This thesis presents a series of novel techniques that together form an enhanced software maintenance methodology from initial bug reporting all the way through patch deployment. We begin by introducing Ad Hoc Test Generation, a novel testing technique that handles when a security vulnerability or other critical bugis not detected by the developers’ test suite, and is discovered post-deployment, developers must quickly devise a new test that reproduces the buggy behavior. Then the developers need to test whether their candidate patch indeed fixes the bug, without breaking other functionality, while racing to deploy before attackers pounce on exposed user installations. This work builds on record-replay and binary rewriting to automatically generate and run targeted tests for candidate patches significantly faster and more efficiently than traditional test suite generation techniques like symbolic execution.
Our prototype of this concept is called ATTUNE.
To construct patches in some instances developers maintaining software may be forced to deal directly with the binary since source code is no longer available. In these instances this work presents a transformer based model called DIRECT that provides semantics related names for variables and function names that have been lost giving developers the opportunity to work with a facsimile of the source code that would otherwise be unavailable. In the event developers need even more support deciphering the decompiled code we provide another tool called REINFOREST that allows developers to search for similar code which they can use to further understand the code in question and use as a reference when developing a patch.
After patches have been written, deployment remains a challenge. In some instances deploying a patch for the buggy behavior may require supporting legacy systems where software cannot be upgraded without causing compatibility issues.

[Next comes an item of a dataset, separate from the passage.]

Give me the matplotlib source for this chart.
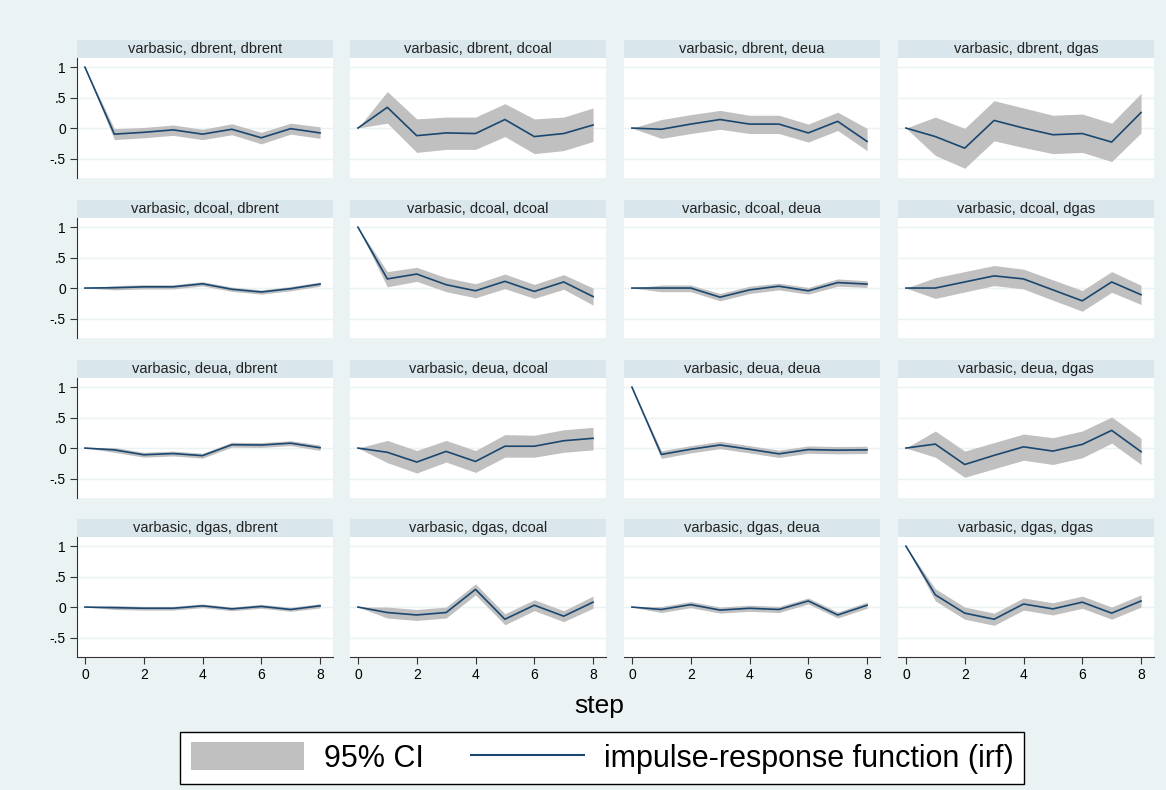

To support these updates this work introduces the concept of binary patch decomposition which breaks a software release down into its component parts and allows software administrators to apply only the critical portions without breaking functionality.
We present a novel software patching methodology that we can recreate bugs, develop patches, and deploy updates in the presence of the typical challenges that come when patching production software including deficient test suites, lack of source code, lack of documentation, compatibility issues, and the difficulties associated with patching binaries directly.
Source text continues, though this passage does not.